How to Use the Meta Tag Generator
- Enter your page title, description, URL, and configure robots directives and social media tags.
- Preview how your page will appear in Google search results and on social media platforms.
- Copy the generated HTML code and paste it into the <head> section of your webpage.
Frequently Asked Questions
What are meta tags in HTML?
Meta tags are HTML elements in the <head> section that provide metadata about a webpage. They are invisible to users but read by search engines, social platforms, and browsers. They communicate page title, description, character encoding, viewport settings, indexing instructions, and social sharing information.
How long should a meta description be?
Meta descriptions should be 150-160 characters. Google may display up to 155-160 characters on desktop and about 120 on mobile. Keep your most important information and keywords within the first 120 characters to ensure visibility across all devices.
What is the ideal meta title length?
Keep meta titles between 50-60 characters. Google measures display width in pixels (approximately 600px), so shorter titles with wide characters may get cut while longer titles with narrow characters might fully display. Place primary keywords first and brand name last.
What are Open Graph tags?
Open Graph tags control how your page appears when shared on social media (Facebook, LinkedIn, Pinterest). Key tags include og:title, og:description, og:image (recommended 1200×630px), og:url, and og:type. They ensure attractive, informative previews that encourage clicks.
Do meta tags affect SEO rankings?
Title tags directly affect rankings — they're one of the most important on-page SEO factors. Meta descriptions don't directly influence rankings but impact click-through rates, which indirectly affect rankings. Robots tags control indexing. The keywords meta tag is no longer used by Google.
What is the robots meta tag?
The robots meta tag tells search engines how to handle a page. Common directives: index/noindex (appear in results or not), follow/nofollow (follow links or not), nosnippet (no text preview), noarchive (no cached version). Default is "index, follow" if no robots tag is present.

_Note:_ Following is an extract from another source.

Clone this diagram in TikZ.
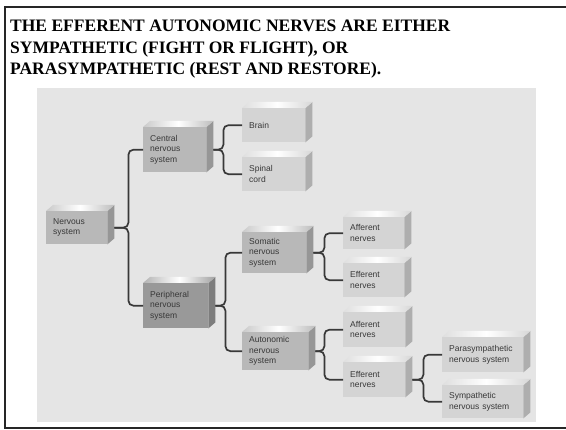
\documentclass[tikz,border=0pt]{standalone}
\usepackage{fontspec}
\setmainfont{Liberation Serif}
\newfontfamily\boxfont{Liberation Sans}
\usetikzlibrary{calc}
\definecolor{bg}{gray}{0.9}
\definecolor{midbox}{gray}{0.72}
\definecolor{darkbox}{gray}{0.6}
\definecolor{lightbox}{gray}{0.83}
\definecolor{linec}{gray}{0.22}
\definecolor{txt}{gray}{0.22}
\definecolor{framec}{gray}{0.15}
\newcommand\cubefaces[2]{%
  \fill[#2!82!black] (#1.north east) -- (#1.south east) -- ++(7,-6) -- ($(#1.north east)+(7,-6)$) -- cycle;
  \shade[left color=#2!75!white, right color=#2!92!white, middle color=white]
    (#1.north west) -- ($(#1.north west)+(7,-6)$) -- ($(#1.north east)+(7,-6)$) -- (#1.north east) -- cycle;}
\begin{document}
\begin{tikzpicture}[x=1pt,y=-1pt,
  cube/.style={fill=#1, inner xsep=7pt, inner ysep=0pt, align=left, anchor=north west,
    font=\boxfont\fontsize{8.5}{10.5}\selectfont, text=txt},
  conn/.style={draw=linec, line width=1.7pt, rounded corners=5pt},
  titletext/.style={anchor=base west, inner sep=0pt, font=\bfseries\fontsize{17.5}{21.5}\selectfont}]
\useasboundingbox (0,0) rectangle (566,430);
\fill[white] (0,0) rectangle (566,430);
% frame
\draw[framec, line width=1.6pt] (570,7) -- (5,7) -- (5,428) -- (570,428);
% title
\node[titletext] (t1) at (10,32) {THE EFFERENT AUTONOMIC NERVES ARE EITHER};
\node[titletext] (t2) at (10,53.5) {SYMPATHETIC (FIGHT OR FLIGHT), OR};
\node[titletext] (t3) at (10,75) {PARASYMPATHETIC (REST AND RESTORE).};
% background
\fill[bg] (37,88) rectangle (536,422);
% boxes
\node[cube=midbox, text width=47pt, minimum height=33pt] (ns) at (46,211) {Nervous\\system};
\node[cube=midbox, text width=49pt, minimum height=45pt] (cns) at (143,127) {Central\\nervous\\system};
\node[cube=lightbox, text width=49pt, minimum height=34pt] (brain) at (242,108) {Brain};
\node[cube=lightbox, text width=49pt, minimum height=34pt] (spinal) at (242,157) {Spinal\\cord};
\node[cube=darkbox, text width=51pt, minimum height=45pt] (pns) at (143,283) {Peripheral\\nervous\\system};
\node[cube=midbox, text width=50pt, minimum height=41pt] (sns) at (242,232) {Somatic\\nervous\\system};
\node[cube=lightbox, text width=47pt, minimum height=32pt] (saff) at (343,217) {Afferent\\nerves};
\node[cube=lightbox, text width=47pt, minimum height=34pt] (seff) at (343,263) {Efferent\\nerves};
\node[cube=midbox, text width=52pt, minimum height=38pt] (ans) at (242,332) {Autonomic\\nervous\\system};
\node[cube=lightbox, text width=48pt, minimum height=35pt] (aaff) at (343,312) {Afferent\\nerves};
\node[cube=lightbox, text width=48pt, minimum height=35pt] (aeff) at (343,362) {Efferent\\nerves};
\node[cube=lightbox, text width=67pt, minimum height=35pt] (para) at (442,337) {Parasympathetic\\nervous system};
\node[cube=lightbox, text width=67pt, minimum height=33pt] (symp) at (442,385) {Sympathetic\\nervous system};
\cubefaces{ns}{midbox}
\cubefaces{cns}{midbox}
\cubefaces{brain}{lightbox}
\cubefaces{spinal}{lightbox}
\cubefaces{pns}{darkbox}
\cubefaces{sns}{midbox}
\cubefaces{saff}{lightbox}
\cubefaces{seff}{lightbox}
\cubefaces{ans}{midbox}
\cubefaces{aaff}{lightbox}
\cubefaces{aeff}{lightbox}
\cubefaces{para}{lightbox}
\cubefaces{symp}{lightbox}
% connectors
\draw[conn] ([xshift=7pt]ns.east) -- ++(14,0) |- (cns.west);
\draw[conn] ([xshift=7pt]ns.east) -- ++(14,0) |- (pns.west);
\draw[conn] ([xshift=7pt]cns.east) -- ++(10,0) |- (brain.west);
\draw[conn] ([xshift=7pt]cns.east) -- ++(10,0) |- (spinal.west);
\draw[conn] ([xshift=7pt]pns.east) -- ++(10,0) |- (sns.west);
\draw[conn] ([xshift=7pt]pns.east) -- ++(10,0) |- (ans.west);
\draw[conn] ([xshift=7pt]sns.east) -- ++(11,0) |- (saff.west);
\draw[conn] ([xshift=7pt]sns.east) -- ++(11,0) |- (seff.west);
\draw[conn] ([xshift=7pt]ans.east) -- ++(9,0) |- (aaff.west);
\draw[conn] ([xshift=7pt]ans.east) -- ++(9,0) |- (aeff.west);
\draw[conn] ([xshift=7pt]aeff.east) -- ++(11,0) |- (para.west);
\draw[conn] ([xshift=7pt]aeff.east) -- ++(11,0) |- (symp.west);
\end{tikzpicture}
\end{document}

What are Twitter Card tags?
Twitter Card tags control link previews on Twitter/X. The main tag, twitter:card, sets the card type (summary or summary_large_image). Additional tags set title, description, image, and site username. If not set, Twitter falls back to Open Graph tags.
Should every page have unique meta tags?
Absolutely. Every page should have a unique meta title and description that accurately describes that specific page's content. Duplicate meta tags confuse search engines, dilute ranking signals, and reduce click-through rates. Use consistent formatting but customize the content for each page.